** BEGIN **

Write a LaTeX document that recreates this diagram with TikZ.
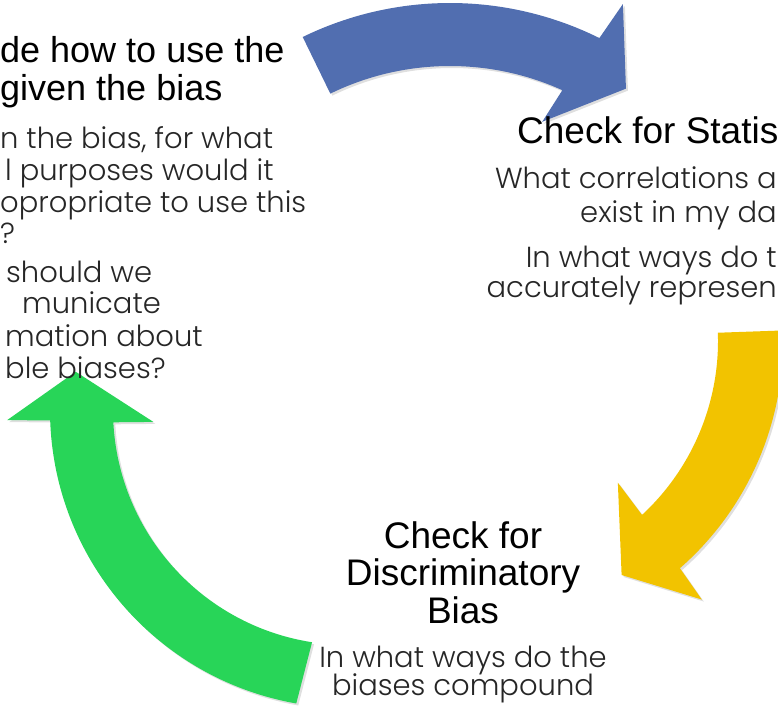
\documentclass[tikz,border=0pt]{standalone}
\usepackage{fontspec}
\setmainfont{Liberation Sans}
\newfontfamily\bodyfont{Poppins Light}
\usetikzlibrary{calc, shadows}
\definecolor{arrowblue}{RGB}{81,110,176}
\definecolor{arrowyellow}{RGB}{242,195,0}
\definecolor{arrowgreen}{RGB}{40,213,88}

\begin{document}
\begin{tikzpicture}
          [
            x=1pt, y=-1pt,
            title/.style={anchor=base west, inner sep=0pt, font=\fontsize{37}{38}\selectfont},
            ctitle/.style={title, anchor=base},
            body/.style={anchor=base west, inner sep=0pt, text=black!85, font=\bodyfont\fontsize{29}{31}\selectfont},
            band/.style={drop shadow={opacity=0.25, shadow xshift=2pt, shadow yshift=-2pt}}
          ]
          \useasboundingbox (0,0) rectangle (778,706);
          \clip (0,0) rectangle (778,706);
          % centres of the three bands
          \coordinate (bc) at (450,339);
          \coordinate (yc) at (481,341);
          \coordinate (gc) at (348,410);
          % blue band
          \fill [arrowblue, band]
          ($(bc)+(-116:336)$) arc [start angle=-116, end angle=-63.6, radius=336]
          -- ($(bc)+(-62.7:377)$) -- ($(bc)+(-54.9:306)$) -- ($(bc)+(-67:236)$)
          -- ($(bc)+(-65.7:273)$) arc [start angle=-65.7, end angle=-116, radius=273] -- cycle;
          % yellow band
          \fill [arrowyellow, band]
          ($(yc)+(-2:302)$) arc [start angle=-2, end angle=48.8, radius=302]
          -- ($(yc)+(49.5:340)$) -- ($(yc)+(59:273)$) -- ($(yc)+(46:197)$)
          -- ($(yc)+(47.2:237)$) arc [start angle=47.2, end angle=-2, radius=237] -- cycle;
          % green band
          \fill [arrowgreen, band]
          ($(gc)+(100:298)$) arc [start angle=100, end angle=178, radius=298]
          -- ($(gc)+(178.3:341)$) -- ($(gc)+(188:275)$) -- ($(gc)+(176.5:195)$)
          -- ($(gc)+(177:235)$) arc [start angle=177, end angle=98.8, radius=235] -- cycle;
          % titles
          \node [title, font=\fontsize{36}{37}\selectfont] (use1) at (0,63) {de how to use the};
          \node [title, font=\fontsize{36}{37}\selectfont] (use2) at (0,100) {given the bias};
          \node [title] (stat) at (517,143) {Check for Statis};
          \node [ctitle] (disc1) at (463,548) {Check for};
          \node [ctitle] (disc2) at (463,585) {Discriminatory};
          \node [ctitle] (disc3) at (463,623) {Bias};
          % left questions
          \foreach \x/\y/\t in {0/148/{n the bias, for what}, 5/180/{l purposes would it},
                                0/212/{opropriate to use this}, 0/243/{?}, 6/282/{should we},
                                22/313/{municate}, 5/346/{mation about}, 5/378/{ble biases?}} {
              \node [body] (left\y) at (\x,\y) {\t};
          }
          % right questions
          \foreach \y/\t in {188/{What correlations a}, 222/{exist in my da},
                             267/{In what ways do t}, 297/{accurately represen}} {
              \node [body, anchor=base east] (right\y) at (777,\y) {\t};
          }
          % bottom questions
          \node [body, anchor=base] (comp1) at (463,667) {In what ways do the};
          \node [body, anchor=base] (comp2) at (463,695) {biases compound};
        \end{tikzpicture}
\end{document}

** END **

Aim of the task: Print the complete listing exactly, apart from any pictures.

Written solution:
Write a LaTeX document that recreates this diagram with TikZ.
\documentclass[tikz,border=0pt]{standalone}
\usepackage{fontspec}
\setmainfont{Liberation Sans}
\newfontfamily\bodyfont{Poppins Light}
\usetikzlibrary{calc, shadows}
\definecolor{arrowblue}{RGB}{81,110,176}
\definecolor{arrowyellow}{RGB}{242,195,0}
\definecolor{arrowgreen}{RGB}{40,213,88}

\begin{document}
\begin{tikzpicture}
          [
            x=1pt, y=-1pt,
            title/.style={anchor=base west, inner sep=0pt, font=\fontsize{37}{38}\selectfont},
            ctitle/.style={title, anchor=base},
            body/.style={anchor=base west, inner sep=0pt, text=black!85, font=\bodyfont\fontsize{29}{31}\selectfont},
            band/.style={drop shadow={opacity=0.25, shadow xshift=2pt, shadow yshift=-2pt}}
          ]
          \useasboundingbox (0,0) rectangle (778,706);
          \clip (0,0) rectangle (778,706);
          % centres of the three bands
          \coordinate (bc) at (450,339);
          \coordinate (yc) at (481,341);
          \coordinate (gc) at (348,410);
          % blue band
          \fill [arrowblue, band]
          ($(bc)+(-116:336)$) arc [start angle=-116, end angle=-63.6, radius=336]
          -- ($(bc)+(-62.7:377)$) -- ($(bc)+(-54.9:306)$) -- ($(bc)+(-67:236)$)
          -- ($(bc)+(-65.7:273)$) arc [start angle=-65.7, end angle=-116, radius=273] -- cycle;
          % yellow band
          \fill [arrowyellow, band]
          ($(yc)+(-2:302)$) arc [start angle=-2, end angle=48.8, radius=302]
          -- ($(yc)+(49.5:340)$) -- ($(yc)+(59:273)$) -- ($(yc)+(46:197)$)
          -- ($(yc)+(47.2:237)$) arc [start angle=47.2, end angle=-2, radius=237] -- cycle;
          % green band
          \fill [arrowgreen, band]
          ($(gc)+(100:298)$) arc [start angle=100, end angle=178, radius=298]
          -- ($(gc)+(178.3:341)$) -- ($(gc)+(188:275)$) -- ($(gc)+(176.5:195)$)
          -- ($(gc)+(177:235)$) arc [start angle=177, end angle=98.8, radius=235] -- cycle;
          % titles
          \node [title, font=\fontsize{36}{37}\selectfont] (use1) at (0,63) {de how to use the};
          \node [title, font=\fontsize{36}{37}\selectfont] (use2) at (0,100) {given the bias};
          \node [title] (stat) at (517,143) {Check for Statis};
          \node [ctitle] (disc1) at (463,548) {Check for};
          \node [ctitle] (disc2) at (463,585) {Discriminatory};
          \node [ctitle] (disc3) at (463,623) {Bias};
          % left questions
          \foreach \x/\y/\t in {0/148/{n the bias, for what}, 5/180/{l purposes would it},
                                0/212/{opropriate to use this}, 0/243/{?}, 6/282/{should we},
                                22/313/{municate}, 5/346/{mation about}, 5/378/{ble biases?}} {
              \node [body] (left\y) at (\x,\y) {\t};
          }
          % right questions
          \foreach \y/\t in {188/{What correlations a}, 222/{exist in my da},
                             267/{In what ways do t}, 297/{accurately represen}} {
              \node [body, anchor=base east] (right\y) at (777,\y) {\t};
          }
          % bottom questions
          \node [body, anchor=base] (comp1) at (463,667) {In what ways do the};
          \node [body, anchor=base] (comp2) at (463,695) {biases compound};
        \end{tikzpicture}
\end{document}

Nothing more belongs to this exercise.